• _Problem requirements_
What is the count of lines that hold the word "matplotlib"? Give only the number.

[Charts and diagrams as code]

========================================================================

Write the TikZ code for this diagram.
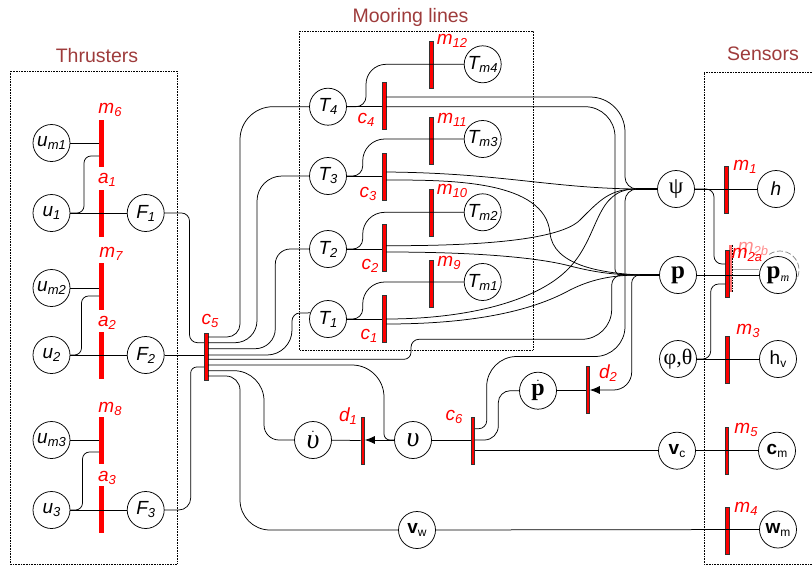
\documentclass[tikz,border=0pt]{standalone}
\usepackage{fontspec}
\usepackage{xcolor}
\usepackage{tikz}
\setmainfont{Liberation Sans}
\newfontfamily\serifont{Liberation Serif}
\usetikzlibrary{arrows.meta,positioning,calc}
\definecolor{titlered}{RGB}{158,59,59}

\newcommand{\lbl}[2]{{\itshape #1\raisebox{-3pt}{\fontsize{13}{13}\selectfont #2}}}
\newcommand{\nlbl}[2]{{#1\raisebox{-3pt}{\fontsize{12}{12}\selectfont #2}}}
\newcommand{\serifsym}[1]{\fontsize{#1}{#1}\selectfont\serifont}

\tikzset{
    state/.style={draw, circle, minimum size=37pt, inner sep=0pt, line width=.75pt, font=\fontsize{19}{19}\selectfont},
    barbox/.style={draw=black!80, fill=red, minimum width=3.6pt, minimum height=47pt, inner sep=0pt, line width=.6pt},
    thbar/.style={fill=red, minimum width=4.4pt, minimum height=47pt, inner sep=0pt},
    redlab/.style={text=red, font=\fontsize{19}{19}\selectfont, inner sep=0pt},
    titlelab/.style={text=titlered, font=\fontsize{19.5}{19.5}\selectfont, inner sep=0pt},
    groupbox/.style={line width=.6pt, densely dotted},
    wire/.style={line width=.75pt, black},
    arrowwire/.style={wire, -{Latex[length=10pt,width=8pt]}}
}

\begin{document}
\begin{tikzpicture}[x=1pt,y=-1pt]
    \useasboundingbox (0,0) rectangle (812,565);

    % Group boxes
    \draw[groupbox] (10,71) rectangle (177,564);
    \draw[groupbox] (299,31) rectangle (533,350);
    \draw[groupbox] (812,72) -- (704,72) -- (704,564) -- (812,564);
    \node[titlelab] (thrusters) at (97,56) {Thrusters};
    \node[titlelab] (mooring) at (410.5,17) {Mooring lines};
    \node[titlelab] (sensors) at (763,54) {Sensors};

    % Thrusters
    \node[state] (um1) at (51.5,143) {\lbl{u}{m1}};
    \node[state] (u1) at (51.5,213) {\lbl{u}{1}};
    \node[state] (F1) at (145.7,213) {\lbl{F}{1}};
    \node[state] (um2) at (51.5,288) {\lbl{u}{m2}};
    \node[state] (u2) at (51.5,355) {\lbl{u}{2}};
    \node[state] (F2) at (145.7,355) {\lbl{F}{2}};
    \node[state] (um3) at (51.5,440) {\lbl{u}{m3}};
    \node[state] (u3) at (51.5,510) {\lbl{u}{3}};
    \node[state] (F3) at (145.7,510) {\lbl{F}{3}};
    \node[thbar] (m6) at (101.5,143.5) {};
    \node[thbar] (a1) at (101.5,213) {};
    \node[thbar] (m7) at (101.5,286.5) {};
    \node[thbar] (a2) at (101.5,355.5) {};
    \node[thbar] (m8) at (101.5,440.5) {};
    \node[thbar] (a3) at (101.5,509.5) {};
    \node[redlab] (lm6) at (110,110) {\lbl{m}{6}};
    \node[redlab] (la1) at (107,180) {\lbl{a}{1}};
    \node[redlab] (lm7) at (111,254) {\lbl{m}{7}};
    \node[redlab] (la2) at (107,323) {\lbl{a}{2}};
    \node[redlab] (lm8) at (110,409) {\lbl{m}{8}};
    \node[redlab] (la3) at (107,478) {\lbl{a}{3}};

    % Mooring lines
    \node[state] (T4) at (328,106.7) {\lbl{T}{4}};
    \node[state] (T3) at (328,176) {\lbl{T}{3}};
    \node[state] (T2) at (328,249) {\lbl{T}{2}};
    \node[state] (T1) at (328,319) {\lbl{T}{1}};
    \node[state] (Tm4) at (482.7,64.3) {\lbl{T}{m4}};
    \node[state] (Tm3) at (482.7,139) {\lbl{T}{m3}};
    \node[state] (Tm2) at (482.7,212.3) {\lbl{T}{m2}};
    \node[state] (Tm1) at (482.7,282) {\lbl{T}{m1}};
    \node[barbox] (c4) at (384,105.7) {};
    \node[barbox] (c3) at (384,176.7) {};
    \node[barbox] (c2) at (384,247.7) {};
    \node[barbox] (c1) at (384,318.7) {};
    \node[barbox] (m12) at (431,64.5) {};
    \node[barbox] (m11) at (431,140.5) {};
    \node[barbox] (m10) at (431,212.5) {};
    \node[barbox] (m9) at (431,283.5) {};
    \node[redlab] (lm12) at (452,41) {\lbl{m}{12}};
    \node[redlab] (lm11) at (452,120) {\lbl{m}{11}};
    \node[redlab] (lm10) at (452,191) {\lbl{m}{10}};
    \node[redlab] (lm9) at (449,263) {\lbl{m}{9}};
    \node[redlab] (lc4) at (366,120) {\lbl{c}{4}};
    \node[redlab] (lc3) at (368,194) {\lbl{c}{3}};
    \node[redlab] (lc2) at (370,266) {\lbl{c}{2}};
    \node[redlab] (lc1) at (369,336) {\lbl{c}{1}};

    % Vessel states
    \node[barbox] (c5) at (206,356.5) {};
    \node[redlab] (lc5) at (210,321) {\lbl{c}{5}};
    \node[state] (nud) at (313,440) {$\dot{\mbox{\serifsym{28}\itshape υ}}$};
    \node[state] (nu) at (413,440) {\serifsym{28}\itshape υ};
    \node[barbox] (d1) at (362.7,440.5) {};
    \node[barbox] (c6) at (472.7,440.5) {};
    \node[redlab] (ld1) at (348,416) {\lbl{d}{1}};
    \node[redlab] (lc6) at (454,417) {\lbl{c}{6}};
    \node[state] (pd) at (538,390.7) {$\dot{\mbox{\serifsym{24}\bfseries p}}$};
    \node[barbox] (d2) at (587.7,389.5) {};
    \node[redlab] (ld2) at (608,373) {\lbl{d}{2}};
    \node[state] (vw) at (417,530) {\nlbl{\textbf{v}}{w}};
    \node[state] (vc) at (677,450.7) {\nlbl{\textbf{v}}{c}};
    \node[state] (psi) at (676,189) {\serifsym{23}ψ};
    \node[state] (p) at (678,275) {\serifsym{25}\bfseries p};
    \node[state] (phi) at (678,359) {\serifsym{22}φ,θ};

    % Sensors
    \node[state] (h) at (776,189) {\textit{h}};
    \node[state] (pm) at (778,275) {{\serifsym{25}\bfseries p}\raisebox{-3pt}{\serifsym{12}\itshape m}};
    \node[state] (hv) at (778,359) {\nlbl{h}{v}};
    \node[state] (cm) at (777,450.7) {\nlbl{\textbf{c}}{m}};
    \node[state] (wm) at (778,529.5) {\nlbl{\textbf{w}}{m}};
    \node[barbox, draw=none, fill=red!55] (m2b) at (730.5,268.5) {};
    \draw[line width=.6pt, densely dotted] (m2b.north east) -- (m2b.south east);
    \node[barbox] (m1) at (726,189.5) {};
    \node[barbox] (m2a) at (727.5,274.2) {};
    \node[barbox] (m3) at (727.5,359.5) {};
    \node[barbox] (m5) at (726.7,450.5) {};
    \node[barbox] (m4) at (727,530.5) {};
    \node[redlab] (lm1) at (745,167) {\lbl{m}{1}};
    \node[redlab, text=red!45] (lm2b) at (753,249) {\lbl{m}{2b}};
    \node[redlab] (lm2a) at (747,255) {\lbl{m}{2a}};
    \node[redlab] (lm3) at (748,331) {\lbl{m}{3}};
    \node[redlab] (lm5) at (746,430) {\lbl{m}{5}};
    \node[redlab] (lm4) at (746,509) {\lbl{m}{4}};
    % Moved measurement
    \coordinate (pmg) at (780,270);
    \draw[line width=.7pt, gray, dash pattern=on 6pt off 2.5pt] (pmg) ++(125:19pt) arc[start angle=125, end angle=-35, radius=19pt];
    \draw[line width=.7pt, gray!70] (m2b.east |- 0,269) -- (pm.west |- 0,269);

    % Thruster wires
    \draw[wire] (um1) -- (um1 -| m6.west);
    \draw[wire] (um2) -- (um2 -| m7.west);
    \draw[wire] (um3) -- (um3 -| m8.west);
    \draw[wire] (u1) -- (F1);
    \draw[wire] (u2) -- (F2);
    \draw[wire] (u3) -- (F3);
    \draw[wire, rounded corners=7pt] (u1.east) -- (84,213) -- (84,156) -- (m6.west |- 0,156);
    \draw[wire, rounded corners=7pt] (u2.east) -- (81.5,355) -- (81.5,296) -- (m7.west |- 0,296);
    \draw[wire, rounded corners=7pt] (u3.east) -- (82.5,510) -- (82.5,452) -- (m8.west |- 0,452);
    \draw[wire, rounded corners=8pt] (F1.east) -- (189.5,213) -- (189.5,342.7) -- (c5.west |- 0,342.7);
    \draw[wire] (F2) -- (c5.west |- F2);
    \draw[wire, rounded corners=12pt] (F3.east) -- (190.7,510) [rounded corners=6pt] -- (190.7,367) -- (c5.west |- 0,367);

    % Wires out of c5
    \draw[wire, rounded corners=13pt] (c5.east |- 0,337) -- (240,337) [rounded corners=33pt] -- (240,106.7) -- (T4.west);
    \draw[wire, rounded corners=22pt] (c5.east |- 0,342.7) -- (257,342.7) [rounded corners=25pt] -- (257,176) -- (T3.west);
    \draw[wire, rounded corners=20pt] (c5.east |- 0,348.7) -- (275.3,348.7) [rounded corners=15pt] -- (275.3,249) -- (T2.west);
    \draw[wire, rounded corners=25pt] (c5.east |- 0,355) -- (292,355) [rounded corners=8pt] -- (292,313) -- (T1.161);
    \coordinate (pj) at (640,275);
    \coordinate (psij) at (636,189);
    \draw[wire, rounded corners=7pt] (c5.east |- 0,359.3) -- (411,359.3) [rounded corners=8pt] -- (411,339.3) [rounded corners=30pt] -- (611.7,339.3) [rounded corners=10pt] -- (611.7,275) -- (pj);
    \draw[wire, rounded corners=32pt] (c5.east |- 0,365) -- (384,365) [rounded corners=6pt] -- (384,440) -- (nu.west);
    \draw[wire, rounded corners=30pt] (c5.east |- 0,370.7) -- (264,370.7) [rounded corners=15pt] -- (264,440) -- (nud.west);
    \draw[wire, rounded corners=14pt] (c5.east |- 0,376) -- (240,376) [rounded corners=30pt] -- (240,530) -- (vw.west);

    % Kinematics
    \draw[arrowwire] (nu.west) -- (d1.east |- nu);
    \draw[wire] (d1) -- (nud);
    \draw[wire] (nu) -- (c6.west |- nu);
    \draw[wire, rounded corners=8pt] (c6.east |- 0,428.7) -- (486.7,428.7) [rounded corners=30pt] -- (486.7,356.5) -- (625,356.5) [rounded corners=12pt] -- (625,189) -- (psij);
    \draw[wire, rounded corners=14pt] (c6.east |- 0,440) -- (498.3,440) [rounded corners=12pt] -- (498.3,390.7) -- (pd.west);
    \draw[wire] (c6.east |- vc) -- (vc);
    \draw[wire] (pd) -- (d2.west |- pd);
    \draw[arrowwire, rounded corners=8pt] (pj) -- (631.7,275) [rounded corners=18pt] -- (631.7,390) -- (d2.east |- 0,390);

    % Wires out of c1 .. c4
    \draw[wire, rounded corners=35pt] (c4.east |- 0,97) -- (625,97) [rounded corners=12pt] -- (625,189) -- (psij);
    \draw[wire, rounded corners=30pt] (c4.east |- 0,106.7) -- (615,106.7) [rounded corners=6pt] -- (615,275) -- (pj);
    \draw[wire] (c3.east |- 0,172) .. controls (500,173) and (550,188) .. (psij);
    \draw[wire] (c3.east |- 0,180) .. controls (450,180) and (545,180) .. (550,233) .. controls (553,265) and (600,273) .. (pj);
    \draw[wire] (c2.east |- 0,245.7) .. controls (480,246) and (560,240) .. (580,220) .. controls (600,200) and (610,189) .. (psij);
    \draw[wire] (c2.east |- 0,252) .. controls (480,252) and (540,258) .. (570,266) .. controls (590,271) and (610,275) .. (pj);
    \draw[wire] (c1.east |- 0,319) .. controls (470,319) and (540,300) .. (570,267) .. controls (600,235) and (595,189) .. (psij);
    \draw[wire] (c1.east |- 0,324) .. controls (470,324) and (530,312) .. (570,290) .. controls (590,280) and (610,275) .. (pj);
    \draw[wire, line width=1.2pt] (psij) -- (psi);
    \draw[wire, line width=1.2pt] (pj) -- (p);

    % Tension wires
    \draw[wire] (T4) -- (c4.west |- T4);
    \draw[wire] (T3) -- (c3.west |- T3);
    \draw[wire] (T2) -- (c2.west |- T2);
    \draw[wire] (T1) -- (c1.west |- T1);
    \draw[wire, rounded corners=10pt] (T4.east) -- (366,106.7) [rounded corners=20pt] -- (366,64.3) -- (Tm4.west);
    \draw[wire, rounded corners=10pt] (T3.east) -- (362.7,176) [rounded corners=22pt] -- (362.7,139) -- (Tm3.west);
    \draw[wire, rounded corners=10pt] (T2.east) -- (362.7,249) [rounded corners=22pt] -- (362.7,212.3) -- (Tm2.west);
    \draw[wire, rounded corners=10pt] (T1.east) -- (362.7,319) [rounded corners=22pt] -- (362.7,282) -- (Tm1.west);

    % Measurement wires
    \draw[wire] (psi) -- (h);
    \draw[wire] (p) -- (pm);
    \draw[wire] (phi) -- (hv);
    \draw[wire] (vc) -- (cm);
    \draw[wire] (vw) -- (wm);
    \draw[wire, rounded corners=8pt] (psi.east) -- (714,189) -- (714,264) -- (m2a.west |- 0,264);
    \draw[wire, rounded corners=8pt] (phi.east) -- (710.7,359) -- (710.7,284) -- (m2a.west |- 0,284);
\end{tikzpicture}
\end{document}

========================================================================

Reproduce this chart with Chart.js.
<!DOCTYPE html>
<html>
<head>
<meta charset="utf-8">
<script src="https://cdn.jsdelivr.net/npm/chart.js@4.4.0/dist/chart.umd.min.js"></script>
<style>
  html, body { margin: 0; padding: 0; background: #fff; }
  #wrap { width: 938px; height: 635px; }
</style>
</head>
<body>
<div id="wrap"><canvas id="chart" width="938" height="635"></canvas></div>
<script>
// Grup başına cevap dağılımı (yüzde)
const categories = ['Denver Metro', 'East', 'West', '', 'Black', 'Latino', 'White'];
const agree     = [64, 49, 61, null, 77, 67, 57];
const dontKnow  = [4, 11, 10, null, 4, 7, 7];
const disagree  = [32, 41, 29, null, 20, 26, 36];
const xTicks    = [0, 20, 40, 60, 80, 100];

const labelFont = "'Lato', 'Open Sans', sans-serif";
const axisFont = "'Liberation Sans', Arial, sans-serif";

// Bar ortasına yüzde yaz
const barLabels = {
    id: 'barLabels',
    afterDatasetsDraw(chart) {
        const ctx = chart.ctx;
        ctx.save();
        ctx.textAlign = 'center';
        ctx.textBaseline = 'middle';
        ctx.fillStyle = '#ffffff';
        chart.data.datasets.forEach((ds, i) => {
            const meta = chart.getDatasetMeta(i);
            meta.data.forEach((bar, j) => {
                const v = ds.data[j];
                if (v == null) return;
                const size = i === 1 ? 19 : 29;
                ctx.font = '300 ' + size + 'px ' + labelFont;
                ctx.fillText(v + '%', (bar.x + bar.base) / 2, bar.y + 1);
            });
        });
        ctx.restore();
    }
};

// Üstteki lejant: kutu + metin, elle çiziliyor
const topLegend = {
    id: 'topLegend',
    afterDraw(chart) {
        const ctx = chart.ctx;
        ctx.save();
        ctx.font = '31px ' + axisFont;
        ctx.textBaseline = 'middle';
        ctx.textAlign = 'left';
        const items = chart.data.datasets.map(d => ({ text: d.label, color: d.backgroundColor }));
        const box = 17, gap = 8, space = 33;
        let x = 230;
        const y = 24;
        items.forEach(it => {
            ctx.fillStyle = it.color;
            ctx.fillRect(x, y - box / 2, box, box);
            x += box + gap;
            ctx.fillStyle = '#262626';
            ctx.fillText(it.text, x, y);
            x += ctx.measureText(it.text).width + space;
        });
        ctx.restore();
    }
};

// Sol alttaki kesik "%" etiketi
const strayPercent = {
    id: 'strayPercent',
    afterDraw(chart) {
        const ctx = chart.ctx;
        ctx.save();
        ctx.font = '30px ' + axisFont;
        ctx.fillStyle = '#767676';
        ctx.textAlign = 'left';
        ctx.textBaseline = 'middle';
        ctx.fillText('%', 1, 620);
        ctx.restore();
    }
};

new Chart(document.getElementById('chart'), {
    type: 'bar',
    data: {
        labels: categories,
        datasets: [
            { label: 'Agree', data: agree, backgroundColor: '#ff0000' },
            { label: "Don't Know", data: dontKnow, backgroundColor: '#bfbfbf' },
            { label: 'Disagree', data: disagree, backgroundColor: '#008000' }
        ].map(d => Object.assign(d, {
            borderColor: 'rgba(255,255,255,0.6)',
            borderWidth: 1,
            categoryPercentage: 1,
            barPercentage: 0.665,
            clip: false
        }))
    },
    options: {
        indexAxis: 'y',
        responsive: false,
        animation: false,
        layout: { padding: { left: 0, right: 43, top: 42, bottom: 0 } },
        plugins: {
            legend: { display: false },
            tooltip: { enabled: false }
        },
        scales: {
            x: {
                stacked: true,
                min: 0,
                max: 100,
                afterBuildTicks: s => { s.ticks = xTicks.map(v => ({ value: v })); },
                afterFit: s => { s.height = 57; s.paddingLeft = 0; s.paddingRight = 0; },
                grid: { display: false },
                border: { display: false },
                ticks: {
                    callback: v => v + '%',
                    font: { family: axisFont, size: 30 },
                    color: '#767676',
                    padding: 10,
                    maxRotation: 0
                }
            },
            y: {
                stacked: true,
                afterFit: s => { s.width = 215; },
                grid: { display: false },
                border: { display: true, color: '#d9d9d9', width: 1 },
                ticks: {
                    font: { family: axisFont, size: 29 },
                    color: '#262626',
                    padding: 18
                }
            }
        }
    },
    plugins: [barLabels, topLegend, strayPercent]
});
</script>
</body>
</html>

========================================================================

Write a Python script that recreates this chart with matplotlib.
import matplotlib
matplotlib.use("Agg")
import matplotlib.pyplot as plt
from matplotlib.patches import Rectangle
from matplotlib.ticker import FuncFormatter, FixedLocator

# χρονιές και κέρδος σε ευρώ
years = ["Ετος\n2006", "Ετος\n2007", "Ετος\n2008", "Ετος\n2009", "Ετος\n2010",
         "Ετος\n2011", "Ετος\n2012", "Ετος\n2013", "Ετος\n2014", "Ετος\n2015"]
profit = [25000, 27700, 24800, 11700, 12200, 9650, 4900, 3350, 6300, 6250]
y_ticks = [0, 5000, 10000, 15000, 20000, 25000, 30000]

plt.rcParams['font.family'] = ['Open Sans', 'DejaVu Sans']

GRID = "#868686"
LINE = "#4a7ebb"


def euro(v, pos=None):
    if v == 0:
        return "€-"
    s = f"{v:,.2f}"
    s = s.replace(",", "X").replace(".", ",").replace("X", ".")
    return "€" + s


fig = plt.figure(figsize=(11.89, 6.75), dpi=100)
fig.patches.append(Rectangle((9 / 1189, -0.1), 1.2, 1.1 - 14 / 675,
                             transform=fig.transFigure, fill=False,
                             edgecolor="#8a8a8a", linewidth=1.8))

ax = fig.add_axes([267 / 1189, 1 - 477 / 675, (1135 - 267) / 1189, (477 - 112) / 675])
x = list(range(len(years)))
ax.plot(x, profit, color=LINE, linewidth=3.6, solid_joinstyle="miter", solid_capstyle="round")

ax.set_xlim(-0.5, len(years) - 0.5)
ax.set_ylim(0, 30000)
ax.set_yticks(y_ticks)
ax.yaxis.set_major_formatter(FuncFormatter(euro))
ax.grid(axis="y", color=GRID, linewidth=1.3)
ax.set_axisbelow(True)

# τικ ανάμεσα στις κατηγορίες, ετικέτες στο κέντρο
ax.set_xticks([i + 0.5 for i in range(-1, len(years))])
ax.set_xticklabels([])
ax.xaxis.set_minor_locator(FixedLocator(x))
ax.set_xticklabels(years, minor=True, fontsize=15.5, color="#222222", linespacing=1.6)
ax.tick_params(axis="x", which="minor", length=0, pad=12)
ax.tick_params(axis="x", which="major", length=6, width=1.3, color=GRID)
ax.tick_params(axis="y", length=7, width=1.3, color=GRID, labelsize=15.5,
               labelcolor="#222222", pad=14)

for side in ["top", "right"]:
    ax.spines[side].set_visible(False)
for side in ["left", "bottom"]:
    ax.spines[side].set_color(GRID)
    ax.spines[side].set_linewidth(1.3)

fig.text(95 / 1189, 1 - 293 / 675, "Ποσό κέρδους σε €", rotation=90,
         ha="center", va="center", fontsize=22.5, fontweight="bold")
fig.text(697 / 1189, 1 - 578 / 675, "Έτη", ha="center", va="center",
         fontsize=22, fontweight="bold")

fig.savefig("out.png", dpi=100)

========================================================================

• _Result of the task_
6